### Set task
Output every line exactly as written. Leave out pictures.

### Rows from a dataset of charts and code
______
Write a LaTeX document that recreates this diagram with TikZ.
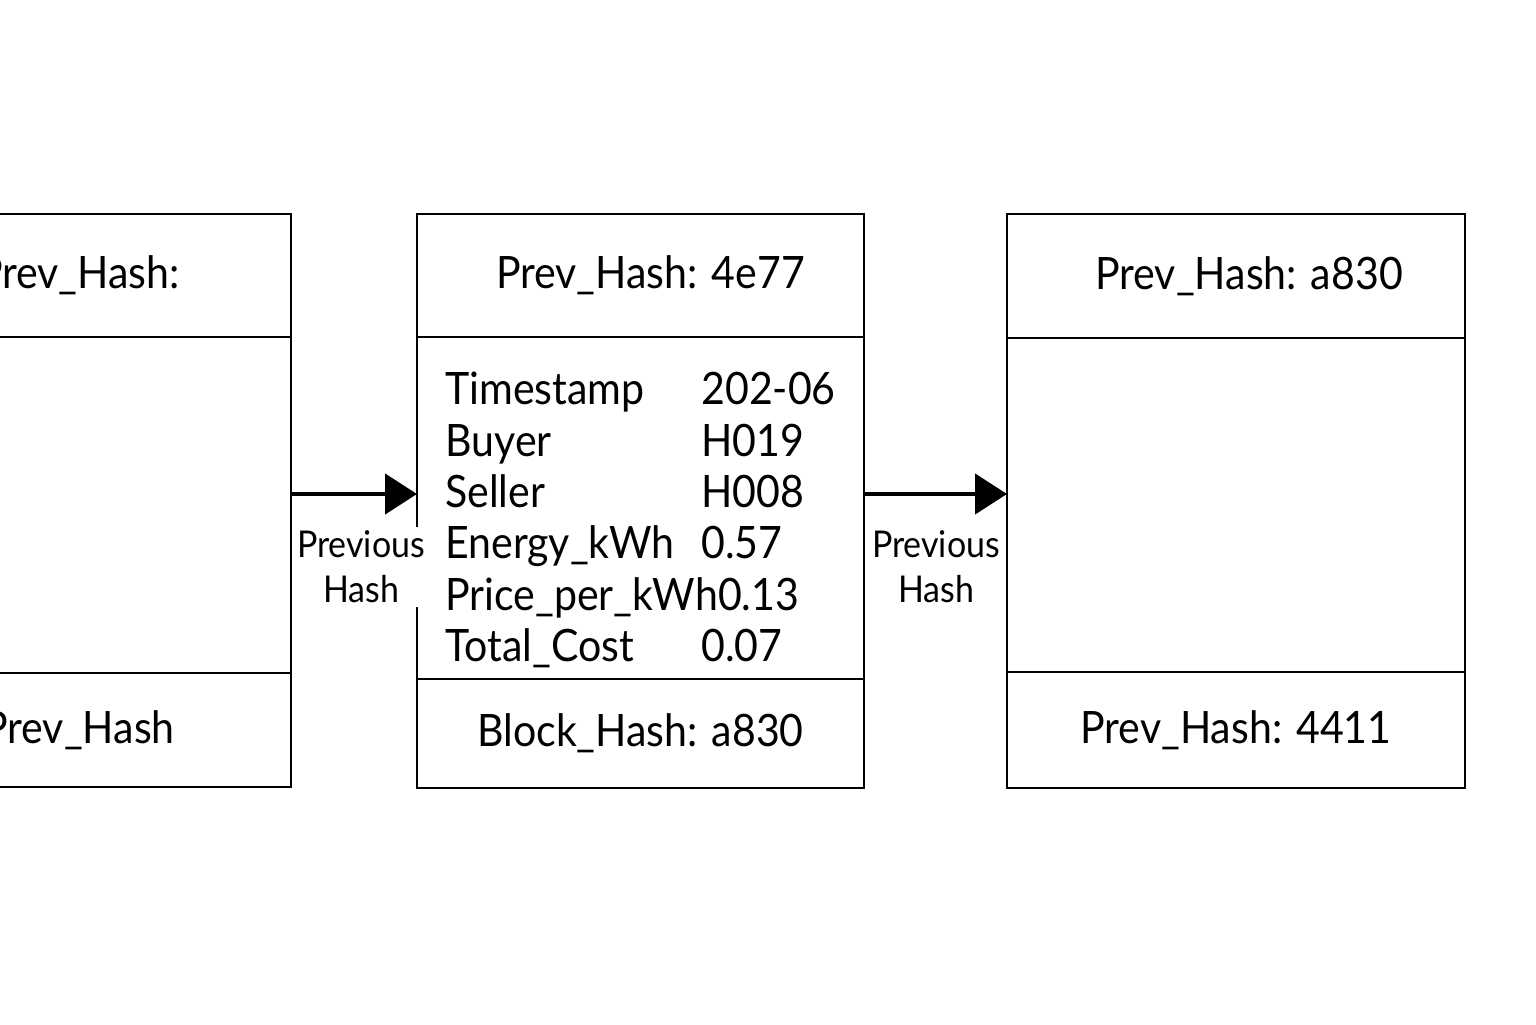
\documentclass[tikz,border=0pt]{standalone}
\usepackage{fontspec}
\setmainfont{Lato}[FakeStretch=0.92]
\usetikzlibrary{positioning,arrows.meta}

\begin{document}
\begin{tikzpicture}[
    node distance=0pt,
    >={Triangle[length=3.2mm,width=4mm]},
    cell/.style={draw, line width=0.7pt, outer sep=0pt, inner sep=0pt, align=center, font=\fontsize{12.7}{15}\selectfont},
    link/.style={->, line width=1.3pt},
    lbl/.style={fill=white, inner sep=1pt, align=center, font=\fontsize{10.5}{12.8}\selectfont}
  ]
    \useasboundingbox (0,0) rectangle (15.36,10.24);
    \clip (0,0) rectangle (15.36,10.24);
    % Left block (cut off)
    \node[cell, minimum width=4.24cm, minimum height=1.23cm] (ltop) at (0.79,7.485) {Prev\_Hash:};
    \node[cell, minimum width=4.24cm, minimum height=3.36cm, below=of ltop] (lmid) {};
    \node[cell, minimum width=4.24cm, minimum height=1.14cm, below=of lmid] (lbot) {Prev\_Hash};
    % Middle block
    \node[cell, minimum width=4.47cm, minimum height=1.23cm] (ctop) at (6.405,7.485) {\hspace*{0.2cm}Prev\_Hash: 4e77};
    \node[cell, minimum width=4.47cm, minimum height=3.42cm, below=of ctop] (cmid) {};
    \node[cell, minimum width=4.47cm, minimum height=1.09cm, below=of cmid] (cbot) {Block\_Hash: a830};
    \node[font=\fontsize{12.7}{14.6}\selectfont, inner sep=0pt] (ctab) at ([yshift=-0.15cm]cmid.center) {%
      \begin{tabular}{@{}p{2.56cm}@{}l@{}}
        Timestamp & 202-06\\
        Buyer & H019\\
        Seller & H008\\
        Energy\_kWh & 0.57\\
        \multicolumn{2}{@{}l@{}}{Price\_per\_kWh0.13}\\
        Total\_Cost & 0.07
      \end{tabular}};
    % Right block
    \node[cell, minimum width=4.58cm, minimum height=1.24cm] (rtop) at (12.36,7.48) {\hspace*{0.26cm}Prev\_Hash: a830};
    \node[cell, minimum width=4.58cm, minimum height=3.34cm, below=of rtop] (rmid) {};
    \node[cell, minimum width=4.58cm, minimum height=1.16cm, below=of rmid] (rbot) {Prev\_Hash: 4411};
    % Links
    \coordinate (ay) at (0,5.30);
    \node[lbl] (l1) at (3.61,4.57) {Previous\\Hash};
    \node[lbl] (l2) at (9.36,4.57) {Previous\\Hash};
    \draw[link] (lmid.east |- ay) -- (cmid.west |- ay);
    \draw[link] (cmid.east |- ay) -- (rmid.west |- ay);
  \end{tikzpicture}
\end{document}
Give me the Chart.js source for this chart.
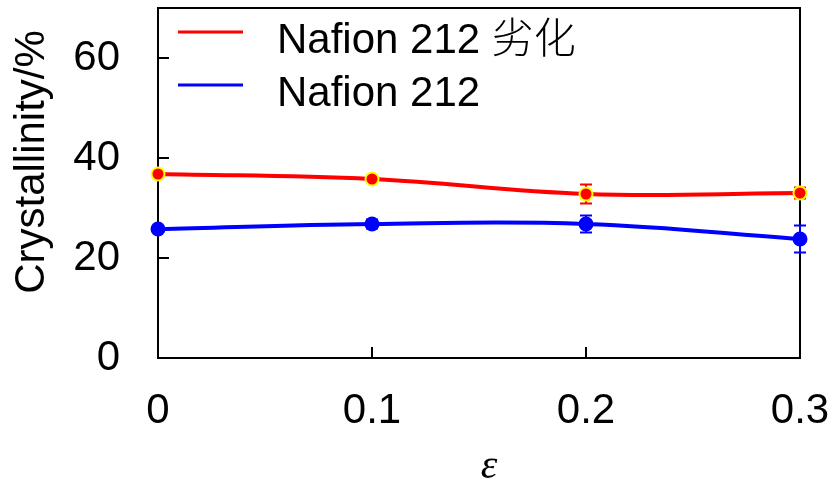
______
### Exercise answer
Write a LaTeX document that recreates this diagram with TikZ.
\documentclass[tikz,border=0pt]{standalone}
\usepackage{fontspec}
\setmainfont{Lato}[FakeStretch=0.92]
\usetikzlibrary{positioning,arrows.meta}

\begin{document}
\begin{tikzpicture}[
    node distance=0pt,
    >={Triangle[length=3.2mm,width=4mm]},
    cell/.style={draw, line width=0.7pt, outer sep=0pt, inner sep=0pt, align=center, font=\fontsize{12.7}{15}\selectfont},
    link/.style={->, line width=1.3pt},
    lbl/.style={fill=white, inner sep=1pt, align=center, font=\fontsize{10.5}{12.8}\selectfont}
  ]
    \useasboundingbox (0,0) rectangle (15.36,10.24);
    \clip (0,0) rectangle (15.36,10.24);
    % Left block (cut off)
    \node[cell, minimum width=4.24cm, minimum height=1.23cm] (ltop) at (0.79,7.485) {Prev\_Hash:};
    \node[cell, minimum width=4.24cm, minimum height=3.36cm, below=of ltop] (lmid) {};
    \node[cell, minimum width=4.24cm, minimum height=1.14cm, below=of lmid] (lbot) {Prev\_Hash};
    % Middle block
    \node[cell, minimum width=4.47cm, minimum height=1.23cm] (ctop) at (6.405,7.485) {\hspace*{0.2cm}Prev\_Hash: 4e77};
    \node[cell, minimum width=4.47cm, minimum height=3.42cm, below=of ctop] (cmid) {};
    \node[cell, minimum width=4.47cm, minimum height=1.09cm, below=of cmid] (cbot) {Block\_Hash: a830};
    \node[font=\fontsize{12.7}{14.6}\selectfont, inner sep=0pt] (ctab) at ([yshift=-0.15cm]cmid.center) {%
      \begin{tabular}{@{}p{2.56cm}@{}l@{}}
        Timestamp & 202-06\\
        Buyer & H019\\
        Seller & H008\\
        Energy\_kWh & 0.57\\
        \multicolumn{2}{@{}l@{}}{Price\_per\_kWh0.13}\\
        Total\_Cost & 0.07
      \end{tabular}};
    % Right block
    \node[cell, minimum width=4.58cm, minimum height=1.24cm] (rtop) at (12.36,7.48) {\hspace*{0.26cm}Prev\_Hash: a830};
    \node[cell, minimum width=4.58cm, minimum height=3.34cm, below=of rtop] (rmid) {};
    \node[cell, minimum width=4.58cm, minimum height=1.16cm, below=of rmid] (rbot) {Prev\_Hash: 4411};
    % Links
    \coordinate (ay) at (0,5.30);
    \node[lbl] (l1) at (3.61,4.57) {Previous\\Hash};
    \node[lbl] (l2) at (9.36,4.57) {Previous\\Hash};
    \draw[link] (lmid.east |- ay) -- (cmid.west |- ay);
    \draw[link] (cmid.east |- ay) -- (rmid.west |- ay);
  \end{tikzpicture}
\end{document}
Give me the Chart.js source for this chart.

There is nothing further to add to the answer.